# leaving.



## Guest (Sep 10, 2010)

I know i posted something about how leaving the forums doesnt really help you and etc... so i know this is going to probly sound stupid but i decided to leave. yesturday i wasnt really on the computer that much and i felt a little better being able to sort of take my mind of it. i have a long way to go though. im just gonna try to get my life straighted out right now. i really need to start going to school, thats my main goal. so yeah i know i wasnt really that popular on here but... i just wanna thank you guys for helping me through this and uh.... yeah. im gonna be responding to some of you that respond to this i guess and then... im out. peace

btw, special thanks to people that ive talked to on chat multiple times, you know who you are.


----------



## pancake (Nov 26, 2009)

It really helped me to reduce my screen time back when my DP/DR was very hard to handle.
Hope you see some benefit soon.

All the best


----------



## ValleyGirl (Nov 10, 2017)

I think it's a very smart decision. Leaving the boards and interacting with life really does help you feel better. I didn't have an internet connection for a while and when I finally got it back I ended up spending an entire day online and that day my dp was wayyyy worse than all of the days I didn't have internet access.


----------



## Guest (Sep 10, 2010)

Good luck with this. I hope you feel better offline. I know that when I'm off the computer, time seems to go much slower, (in a good way). Peace & Take Care.


----------



## BlueTank (Jun 2, 2010)

Yeah, I.... I don't even know that people read what I post on here, like 95% of the time.

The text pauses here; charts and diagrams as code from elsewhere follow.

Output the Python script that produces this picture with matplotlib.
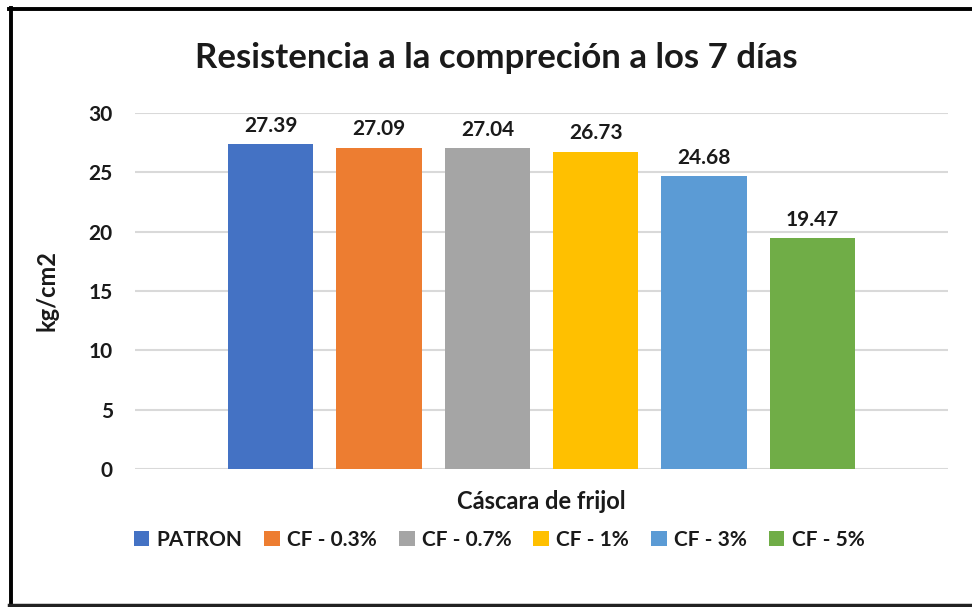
import matplotlib
matplotlib.use("Agg")
import matplotlib.pyplot as plt
from matplotlib.lines import Line2D
import numpy as np

plt.rcParams['font.family'] = ['Lato', 'DejaVu Sans']

categories = ["Cáscara de frijol"]
series_names = ["PATRON", "CF - 0.3%", "CF - 0.7%", "CF - 1%", "CF - 3%", "CF - 5%"]
series_values = [27.39, 27.09, 27.04, 26.73, 24.68, 19.47]
colors = ["#4472C4", "#ED7D31", "#A5A5A5", "#FFC000", "#5B9BD5", "#70AD47"]
yticks = [0, 5, 10, 15, 20, 25, 30]

W, H = 972, 607
fig = plt.figure(figsize=(W / 100, H / 100), dpi=100)
ax = fig.add_axes([135 / W, 1 - 469 / H, (948 - 135) / W, (469 - 113) / H])

step = 108.3 / 813 * 7.5  # spacing between bars in data units
n = len(series_names)
width = 0.787 * step
for j, (name, val, c) in enumerate(zip(series_names, series_values, colors)):
    x = 0 + (j - (n - 1) / 2) * step
    ax.bar([x], [val], width=width, color=c, label=name, zorder=3)
    ax.annotate(f"{val:.2f}", (x, val), xytext=(0, 6), textcoords="offset points",
                ha="center", va="bottom", fontsize=15, fontweight="bold", color="#1a1a1a")

half = 3.75
ax.set_xlim(-half, half)
ax.set_ylim(0, 30)
ax.set_yticks(yticks)
ax.set_yticklabels([str(t) for t in yticks], fontsize=15, fontweight="bold", color="#1a1a1a")
ax.tick_params(axis="y", length=0, pad=16)
ax.set_xticks([0])
ax.set_xticklabels(categories, fontsize=17, fontweight="bold", color="#1a1a1a")
ax.tick_params(axis="x", length=0, pad=15)
ax.grid(axis="y", color="#d9d9d9", linewidth=1.5, zorder=0)
for s in ax.spines.values():
    s.set_visible(False)

fig.text(496 / W, 1 - 58 / H, "Resistencia a la compreción a los 7 días",
         ha="center", va="center", fontsize=25, fontweight="bold", color="#1a1a1a")
fig.text(47 / W, 1 - 290 / H, "kg/cm2", rotation=90, ha="center", va="center",
         fontsize=17, fontweight="bold", color="#1a1a1a")

leg = fig.legend(loc="center", bbox_to_anchor=(499 / W, 1 - 540 / H), ncol=n, frameon=False,
                 prop={"size": 15, "weight": "bold"}, handlelength=0.75, handleheight=0.75,
                 handletextpad=0.35, columnspacing=1.05)
for t in leg.get_texts():
    t.set_color("#1a1a1a")

# frame around figure (left, top, bottom)
fig.add_artist(Line2D([10.5 / W, 10.5 / W], [1 - 8 / H, 1 - 605 / H], color="black", linewidth=2.8,
                      transform=fig.transFigure))
fig.add_artist(Line2D([9 / W, 1], [1 - 9 / H, 1 - 9 / H], color="black", linewidth=2.8,
                      transform=fig.transFigure))
fig.add_artist(Line2D([9 / W, 1], [1 - 604.5 / H, 1 - 604.5 / H], color="#222222", linewidth=2.5,
                      transform=fig.transFigure))

fig.savefig("out.png", dpi=100)
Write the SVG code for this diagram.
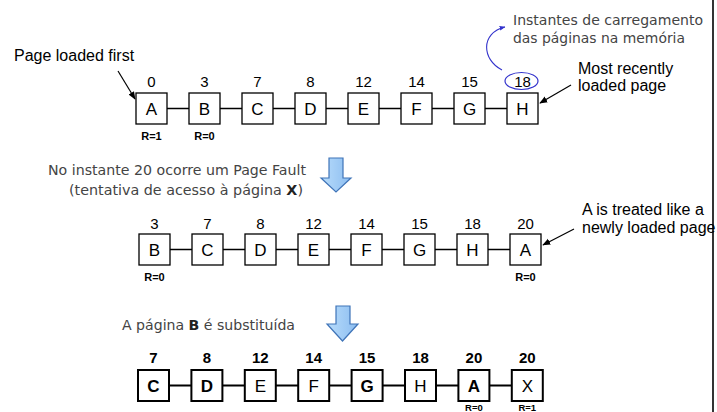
<svg xmlns="http://www.w3.org/2000/svg" width="717" height="412" viewBox="0 0 717 412">
<style>
.box{fill:#fff;stroke:#000;stroke-width:1.3}
.box3{fill:#fff;stroke:#000;stroke-width:2}
.lt{font-family:"Liberation Sans",Arial,sans-serif;font-size:17px;fill:#000;text-anchor:middle}
.num{font-family:"Liberation Sans",Arial,sans-serif;font-size:15px;fill:#000;text-anchor:middle}
.b{font-weight:bold}
.r{font-family:"Liberation Sans",Arial,sans-serif;font-size:11px;font-weight:bold;fill:#000;text-anchor:middle}
.rs{font-size:9.5px}
.lab{font-family:"Liberation Sans",Arial,sans-serif;font-size:16px;fill:#000}
.note{font-family:"DejaVu Sans",Verdana,sans-serif;font-size:14px;fill:#444}
.link{stroke:#000;stroke-width:1.3;fill:none}
.link3{stroke:#000;stroke-width:2;fill:none}
.ptr{stroke:#000;stroke-width:1.2;fill:none;marker-end:url(#ah)}
.barrow{fill:url(#bg);stroke:#3f74b8;stroke-width:1.2}
</style>
<defs>
<marker id="ah" viewBox="0 0 10 10" refX="9" refY="5" markerWidth="8" markerHeight="8" markerUnits="userSpaceOnUse" orient="auto"><path d="M0,1 L10,5 L0,9 Z" fill="#000"/></marker>
<marker id="bh" viewBox="0 0 10 10" refX="9" refY="5" markerWidth="6" markerHeight="6" markerUnits="userSpaceOnUse" orient="auto"><path d="M0,1 L10,5 L0,9 Z" fill="#3333cc"/></marker>
<linearGradient id="bg" x1="0" y1="0" x2="1" y2="0"><stop offset="0" stop-color="#b8dcfb"/><stop offset="1" stop-color="#8cbdf0"/></linearGradient>
</defs>
<rect width="717" height="412" fill="#fff"/>
<line x1="713" y1="0" x2="713" y2="412" stroke="#000" stroke-width="1.6"/>

<!-- annotations -->
<text class="lab" x="14" y="61">Page loaded first</text>
<text class="lab" x="578" y="74">Most recently</text>
<text class="lab" x="578" y="91">loaded page</text>
<text class="note" x="513" y="25" textLength="190" lengthAdjust="spacingAndGlyphs">Instantes de carregamento</text>
<text class="note" x="513" y="43" textLength="172" lengthAdjust="spacingAndGlyphs">das páginas na memória</text>
<ellipse cx="521.5" cy="81" rx="16.5" ry="8.5" fill="none" stroke="#3333cc" stroke-width="1.2"/>
<text class="note" x="48" y="175" textLength="258" lengthAdjust="spacingAndGlyphs">No instante 20 ocorre um Page Fault</text>
<text class="note" x="69" y="195" textLength="234" lengthAdjust="spacingAndGlyphs">(tentativa de acesso à página <tspan font-weight="bold" fill="#222">X</tspan>)</text>
<text class="lab" x="582" y="215">A is treated like a</text>
<text class="lab" x="582" y="233">newly loaded page</text>
<text class="note" x="122" y="330" textLength="173" lengthAdjust="spacingAndGlyphs">A página <tspan font-weight="bold" fill="#222">B</tspan> é substituída</text>

<g id="arrow1"><path class="barrow" d="M329,158 H343 V178 H351 L336,192 L321,178 H329 Z"/></g>
<g id="arrow2"><path class="barrow" d="M336,306 H350 V324 H358 L342.5,341 L327,324 H336 Z"/></g>

<!-- row 1 -->
<g id="r1A"><rect class="box" x="136" y="93" width="31" height="31"/><text class="lt" x="151.5" y="114.5">A</text><text class="num" x="151.5" y="87">0</text><text class="r" x="151.5" y="140">R=1</text></g>
<g id="r1B"><rect class="box" x="189" y="93" width="31" height="31"/><text class="lt" x="204.5" y="114.5">B</text><text class="num" x="204.5" y="87">3</text><text class="r" x="204.5" y="140">R=0</text></g>
<g id="r1C"><rect class="box" x="242" y="93" width="31" height="31"/><text class="lt" x="257.5" y="114.5">C</text><text class="num" x="257.5" y="87">7</text></g>
<g id="r1D"><rect class="box" x="295" y="93" width="31" height="31"/><text class="lt" x="310.5" y="114.5">D</text><text class="num" x="310.5" y="87">8</text></g>
<g id="r1E"><rect class="box" x="348" y="93" width="31" height="31"/><text class="lt" x="363.5" y="114.5">E</text><text class="num" x="363.5" y="87">12</text></g>
<g id="r1F"><rect class="box" x="401" y="93" width="31" height="31"/><text class="lt" x="416.5" y="114.5">F</text><text class="num" x="416.5" y="87">14</text></g>
<g id="r1G"><rect class="box" x="454" y="93" width="31" height="31"/><text class="lt" x="469.5" y="114.5">G</text><text class="num" x="469.5" y="87">15</text></g>
<g id="r1H"><rect class="box" x="507" y="93" width="31" height="31"/><text class="lt" x="522.5" y="114.5">H</text><text class="num" x="522.5" y="87">18</text></g>

<!-- row 2 -->
<g id="r2B"><rect class="box" x="139" y="234" width="31" height="31"/><text class="lt" x="154.5" y="255.5">B</text><text class="num" x="154.5" y="229">3</text><text class="r" x="154.5" y="281">R=0</text></g>
<g id="r2C"><rect class="box" x="192" y="234" width="31" height="31"/><text class="lt" x="207.5" y="255.5">C</text><text class="num" x="207.5" y="229">7</text></g>
<g id="r2D"><rect class="box" x="245" y="234" width="31" height="31"/><text class="lt" x="260.5" y="255.5">D</text><text class="num" x="260.5" y="229">8</text></g>
<g id="r2E"><rect class="box" x="298" y="234" width="31" height="31"/><text class="lt" x="313.5" y="255.5">E</text><text class="num" x="313.5" y="229">12</text></g>
<g id="r2F"><rect class="box" x="351" y="234" width="31" height="31"/><text class="lt" x="366.5" y="255.5">F</text><text class="num" x="366.5" y="229">14</text></g>
<g id="r2G"><rect class="box" x="404" y="234" width="31" height="31"/><text class="lt" x="419.5" y="255.5">G</text><text class="num" x="419.5" y="229">15</text></g>
<g id="r2H"><rect class="box" x="457" y="234" width="31" height="31"/><text class="lt" x="472.5" y="255.5">H</text><text class="num" x="472.5" y="229">18</text></g>
<g id="r2A"><rect class="box" x="510" y="234" width="31" height="31"/><text class="lt" x="525.5" y="255.5">A</text><text class="num" x="525.5" y="229">20</text><text class="r" x="525.5" y="281">R=0</text></g>

<!-- row 3 -->
<g id="r3C"><rect class="box3" x="138" y="370" width="31" height="31"/><text class="lt b" x="153.5" y="391.5">C</text><text class="num b" x="153.5" y="363">7</text></g>
<g id="r3D"><rect class="box3" x="191.4" y="370" width="31" height="31"/><text class="lt b" x="206.9" y="391.5">D</text><text class="num b" x="206.9" y="363">8</text></g>
<g id="r3E"><rect class="box3" x="244.8" y="370" width="31" height="31"/><text class="lt" x="260.3" y="391.5">E</text><text class="num b" x="260.3" y="363">12</text></g>
<g id="r3F"><rect class="box3" x="298.2" y="370" width="31" height="31"/><text class="lt" x="313.7" y="391.5">F</text><text class="num b" x="313.7" y="363">14</text></g>
<g id="r3G"><rect class="box3" x="351.6" y="370" width="31" height="31"/><text class="lt b" x="367.1" y="391.5">G</text><text class="num b" x="367.1" y="363">15</text></g>
<g id="r3H"><rect class="box3" x="405" y="370" width="31" height="31"/><text class="lt" x="420.5" y="391.5">H</text><text class="num b" x="420.5" y="363">18</text></g>
<g id="r3A"><rect class="box3" x="458.4" y="370" width="31" height="31"/><text class="lt b" x="473.9" y="391.5">A</text><text class="num b" x="473.9" y="363">20</text><text class="r rs" x="473.9" y="411">R=0</text></g>
<g id="r3X"><rect class="box3" x="511.8" y="370" width="31" height="31"/><text class="lt" x="527.3" y="391.5">X</text><text class="num b" x="527.3" y="363">20</text><text class="r rs" x="527.3" y="411">R=1</text></g>

<g id="connectors">
<path class="link" d="M167,108.5H189 M220,108.5H242 M273,108.5H295 M326,108.5H348 M379,108.5H401 M432,108.5H454 M485,108.5H507"/>
<path class="link" d="M170,249.5H192 M223,249.5H245 M276,249.5H298 M329,249.5H351 M382,249.5H404 M435,249.5H457 M488,249.5H510"/>
<path class="link3" d="M169,385.5H191.4 M222.4,385.5H244.8 M275.8,385.5H298.2 M329.2,385.5H351.6 M382.6,385.5H405 M436,385.5H458.4 M489.4,385.5H511.8"/>
<path class="ptr" d="M118,71 L135,99"/>
<path class="ptr" d="M571,85 L540,103"/>
<path class="ptr" d="M574,229 L543,245"/>
<path d="M502,70 C482,60 480,33 505,27" fill="none" stroke="#3333cc" stroke-width="1.1" marker-end="url(#bh)"/>
</g>
</svg>
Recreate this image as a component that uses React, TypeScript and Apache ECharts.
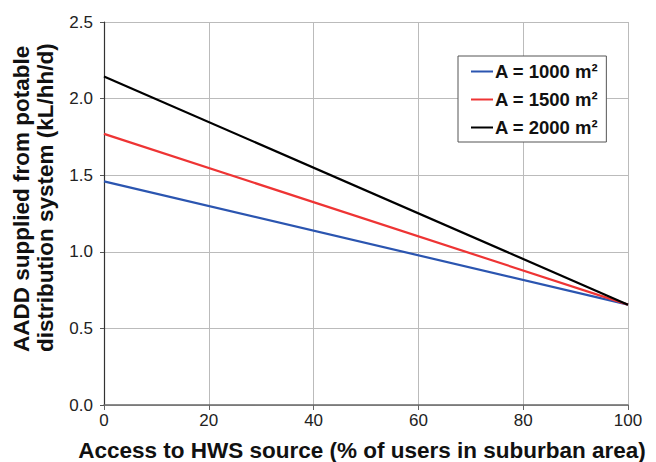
import React, { useEffect, useRef } from "react";
import * as echarts from "echarts";

const xTicks = [0, 20, 40, 60, 80, 100];
const seriesNames = ["A = 1000 m²", "A = 1500 m²", "A = 2000 m²"];
const seriesColors = ["#2b55b0", "#ee3434", "#000000"];
const xValues = [0, 100];
const blueValues = [1.46, 0.655];
const redValues = [1.77, 0.655];
const blackValues = [2.145, 0.655];
const allValues = [blueValues, redValues, blackValues];
const xTitle = "Access to HWS source (% of users in suburban area)";
const yTitle = "AADD supplied from potable\ndistribution system (kL/hh/d)";

const FONT = "'Liberation Sans', Arial, sans-serif";

export default function App() {
  const ref = useRef<HTMLDivElement>(null);
  useEffect(() => {
    if (!ref.current) return;
    const chart = echarts.init(ref.current, null, { renderer: "svg" });
    chart.setOption({
      animation: false,
      backgroundColor: "#ffffff",
      textStyle: { fontFamily: FONT },
      grid: { left: 104, right: 28, top: 22, bottom: 57, containLabel: false, outerBoundsMode: "none" },
      graphic: [
        {
          type: "text",
          x: 33.5,
          y: 352,
          rotation: Math.PI / 2,
          style: {
            text: yTitle,
            fontFamily: FONT,
            fontSize: 22.5,
            fontWeight: "bold",
            fill: "#111",
            lineHeight: 23.5,
            align: "left",
            verticalAlign: "middle",
          },
        },
        {
          type: "text",
          x: 362,
          y: 450,
          style: {
            text: xTitle,
            fontFamily: FONT,
            fontSize: 22.5,
            fontWeight: "bold",
            fill: "#111",
            align: "center",
            verticalAlign: "middle",
          },
        },
      ],
      legend: {
        left: 458,
        top: 56,
        orient: "vertical",
        backgroundColor: "#ffffff",
        borderColor: "#555555",
        borderWidth: 1,
        padding: [6, 8, 5, 13],
        itemGap: 9,
        itemWidth: 22,
        itemHeight: 2,
        icon: "rect",
        textStyle: {
          fontFamily: FONT,
          fontSize: 18.5,
          fontWeight: "bold",
          color: "#111",
          lineHeight: 19,
          padding: [0, 0, 0, -3],
        },
        data: seriesNames,
      },
      xAxis: {
        type: "value",
        min: 0,
        max: 100,
        interval: 20,
        axisLine: { show: true, lineStyle: { color: "#666666", width: 1.5 } },
        axisTick: { show: true, inside: false, length: 5, lineStyle: { color: "#666666" } },
        axisLabel: {
          fontFamily: FONT,
          fontSize: 17,
          color: "#222",
          margin: 7,
          formatter: (v: number) => (xTicks.includes(v) ? String(v) : ""),
        },
        splitLine: { show: true, lineStyle: { color: "#bbbbbb", width: 1 } },
      },
      yAxis: {
        type: "value",
        min: 0,
        max: 2.5,
        interval: 0.5,
        axisLine: { show: true, lineStyle: { color: "#333333", width: 1.2 } },
        axisTick: { show: true, inside: false, length: 4, lineStyle: { color: "#555555" } },
        axisLabel: {
          fontFamily: FONT,
          fontSize: 17,
          color: "#222",
          margin: 11,
          formatter: (v: number) => v.toFixed(1),
        },
        splitLine: { show: true, lineStyle: { color: "#bbbbbb", width: 1 } },
      },
      series: seriesNames.map((name, i) => ({
        name,
        type: "line",
        symbol: "none",
        lineStyle: { color: seriesColors[i], width: 2.2 },
        itemStyle: { color: seriesColors[i] },
        data: xValues.map((x, j) => [x, allValues[i][j]]),
        z: 3 + i,
      })),
    });
    return () => chart.dispose();
  }, []);
  return <div ref={ref} style={{ width: 656, height: 462, position: "absolute", left: 0, top: 0 }} />;
}
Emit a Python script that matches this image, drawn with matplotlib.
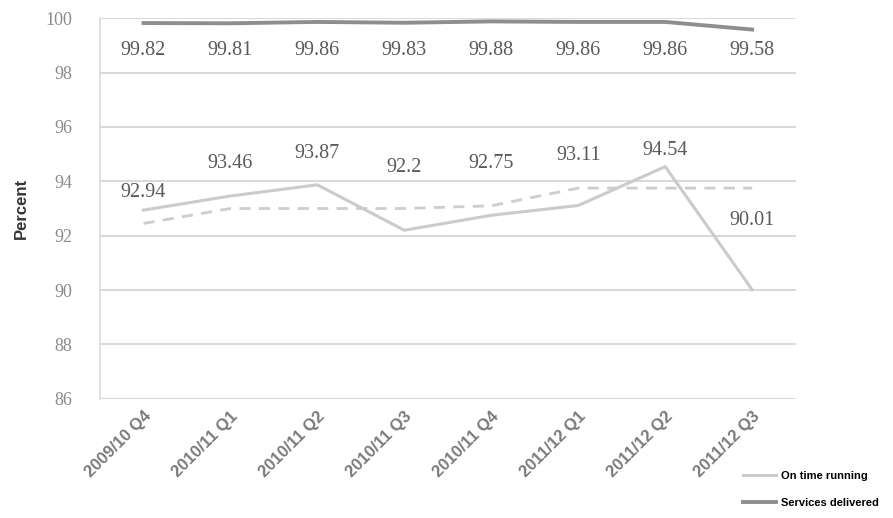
import matplotlib
matplotlib.use("Agg")
import matplotlib.pyplot as plt
from matplotlib import font_manager

# quarters on the x axis
quarters = ["2009/10 Q4", "2010/11 Q1", "2010/11 Q2", "2010/11 Q3",
            "2010/11 Q4", "2011/12 Q1", "2011/12 Q2", "2011/12 Q3"]

# series (percent)
on_time = [92.94, 93.46, 93.87, 92.2, 92.75, 93.11, 94.54, 90.01]
services = [99.82, 99.81, 99.86, 99.83, 99.88, 99.86, 99.86, 99.58]
on_time_avg = [92.45, 93.0, 93.0, 93.0, 93.1, 93.75, 93.75, 93.75]

# where the data labels sit (y, in percent)
on_time_label_y = [93.57, 94.67, 95.04, 94.5, 94.67, 94.96, 95.15, 92.57]
services_label_y = 98.8

names = {f.name for f in font_manager.fontManager.ttflist}
narrow = "Liberation Sans Narrow" if "Liberation Sans Narrow" in names else "Liberation Sans"

fig = plt.figure(figsize=(8.93, 5.18), dpi=100)
ax = fig.add_axes([0.112, 0.23, 0.779, 0.735])

x = range(len(quarters))
ax.plot(x, on_time_avg, color="#cdcdcd", lw=2, dashes=(4, 3))
l1, = ax.plot(x, on_time, color="#cbcbcb", lw=2.2, label="On time running")
l2, = ax.plot(x, services, color="#8e8e8e", lw=2.8, label="Services delivered")

for i, v in enumerate(on_time):
    ax.text(i, on_time_label_y[i], f"{v:g}", ha="center", va="center",
            family="Liberation Serif", fontsize=14.5, color="#5a5a5a")
for i, v in enumerate(services):
    ax.text(i, services_label_y, f"{v:g}", ha="center", va="center",
            family="Liberation Serif", fontsize=14.5, color="#5a5a5a")

ax.set_xlim(-0.5, 7.5)
ax.set_ylim(86, 100)
ax.set_yticks(range(86, 101, 2))
ax.set_yticklabels([str(t) for t in range(86, 101, 2)],
                   family="Liberation Serif", fontsize=13, color="#8a8a8a")
ax.set_xticks(list(x))
ax.set_xticklabels(quarters, rotation=45, ha="right", rotation_mode="anchor",
                   family="Liberation Sans", fontweight="bold", fontsize=12,
                   color="#7a7a7a")
ax.tick_params(axis="both", length=0)
ax.tick_params(axis="y", pad=20)
ax.tick_params(axis="x", pad=7)

ax.grid(axis="y", color="#dadada", lw=1.5)
ax.set_axisbelow(True)
for s in ["top", "right", "bottom"]:
    ax.spines[s].set_visible(False)
ax.spines["left"].set_color("#dadada")
ax.spines["left"].set_linewidth(1.2)

ax.set_ylabel("Percent", family="Liberation Sans", fontweight="bold",
              fontsize=12, color="#333333", labelpad=12)

fig.legend(handles=[l1, l2], loc="lower right", bbox_to_anchor=(0.995, 0.0),
           frameon=False, prop={"family": narrow, "weight": "bold", "size": 8},
           handlelength=3, handletextpad=0.4, labelspacing=1.5)

fig.savefig("out.png", dpi=100)
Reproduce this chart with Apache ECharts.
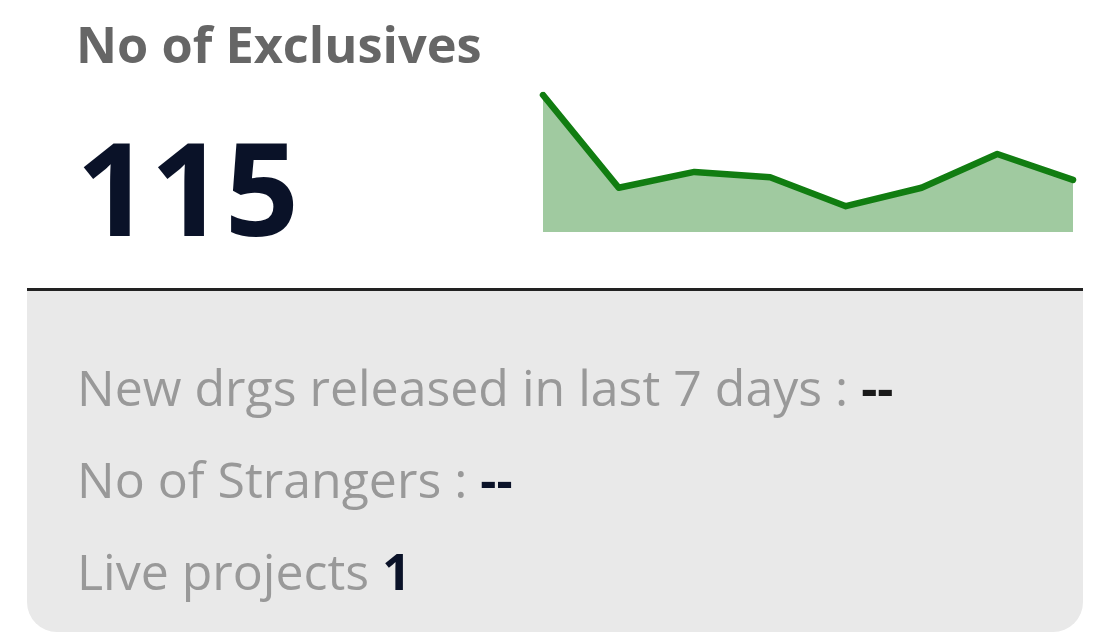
<!DOCTYPE html>
<html>
<head>
<meta charset="utf-8">
<script src="https://cdn.jsdelivr.net/npm/echarts@6/dist/echarts.min.js"></script>
<style>
html,body{margin:0;padding:0;background:#fff;}
#main{width:1101px;height:644px;}
</style>
</head>
<body>
<div id="main"></div>
<script>
// Data
const categories = ['D1','D2','D3','D4','D5','D6','D7','D8'];
const exclusivesTrend = [26, 8.4, 11.4, 10.4, 4.9, 8.4, 14.8, 9.9];
const kpiTitle = 'No of Exclusives';
const kpiValue = '115';
const detailLabels = ['New drgs released in last 7 days : ', 'No of Strangers : ', 'Live projects '];
const detailValues = ['--', '--', '1'];

const chart = echarts.init(document.getElementById('main'));
const FONT = '"Open Sans", "Noto Sans", sans-serif';

const detailTexts = detailLabels.map((lab, i) => ({
  type: 'text',
  x: 77,
  y: 392 + i * 92,
  z: 5,
  style: {
    text: '{a|' + lab + '}{b|' + detailValues[i] + '}',
    verticalAlign: 'middle',
    rich: {
      a: { fontFamily: FONT, fontWeight: 'normal', fontSize: 50, fill: '#999999' },
      b: { fontFamily: FONT, fontWeight: 'bold', fontSize: 50, fill: i === 0 ? '#1a1a1a' : '#0a1228' }
    }
  }
}));

chart.setOption({
  animation: false,
  grid: { left: 543, right: 28, top: 95, bottom: 412 },
  xAxis: { type: 'category', data: categories, boundaryGap: false, show: false },
  yAxis: { type: 'value', min: 0, max: 26, show: false },
  series: [{
    type: 'line',
    data: exclusivesTrend,
    symbol: 'none',
    lineStyle: { color: '#117d11', width: 6.5, cap: 'round', join: 'round' },
    areaStyle: { color: '#a0caa0', opacity: 1 },
    z: 3
  }],
  graphic: [
    { type: 'rect', shape: { x: 27, y: 290, width: 1056, height: 342, r: [0, 0, 30, 30] }, style: { fill: '#e9e9e9' }, z: 1 },
    { type: 'line', shape: { x1: 27, y1: 289.5, x2: 1083, y2: 289.5 }, style: { stroke: '#222', lineWidth: 3 }, z: 2 },
    { type: 'text', x: 76, y: 49, z: 5, style: { text: kpiTitle, verticalAlign: 'middle', fontFamily: FONT, fontWeight: 'bold', fontSize: 50.5, fill: '#666666' } },
    { type: 'text', x: 76, y: 199, z: 5, style: { text: kpiValue, verticalAlign: 'middle', fontFamily: FONT, fontWeight: 'bold', fontSize: 130, fill: '#0a1228' } }
  ].concat(detailTexts)
});
</script>
</body>
</html>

Good luck man. Find something you love to do and just keep doing it. Play guitar over and over until people are begging to join your awesome Grindcore-Death band "Existential Dischord" or whatever.

_
live in a hole but stay close to my kind cause they understand what burns in my mind. _


----------



## kaitlyn_b (Jun 9, 2010)

I think a lot of being on here is a boredom killer plain and simple. Everyone seems to feel better when they leave and stop focusing on it. Hopefully you will too. Good Luck!!


----------



## el_kapitano (Aug 21, 2010)

Good luck!


----------



## Guest (Sep 10, 2010)

thank you everyone


----------



## BlueTank (Jun 2, 2010)

your welcome

stay metal!


----------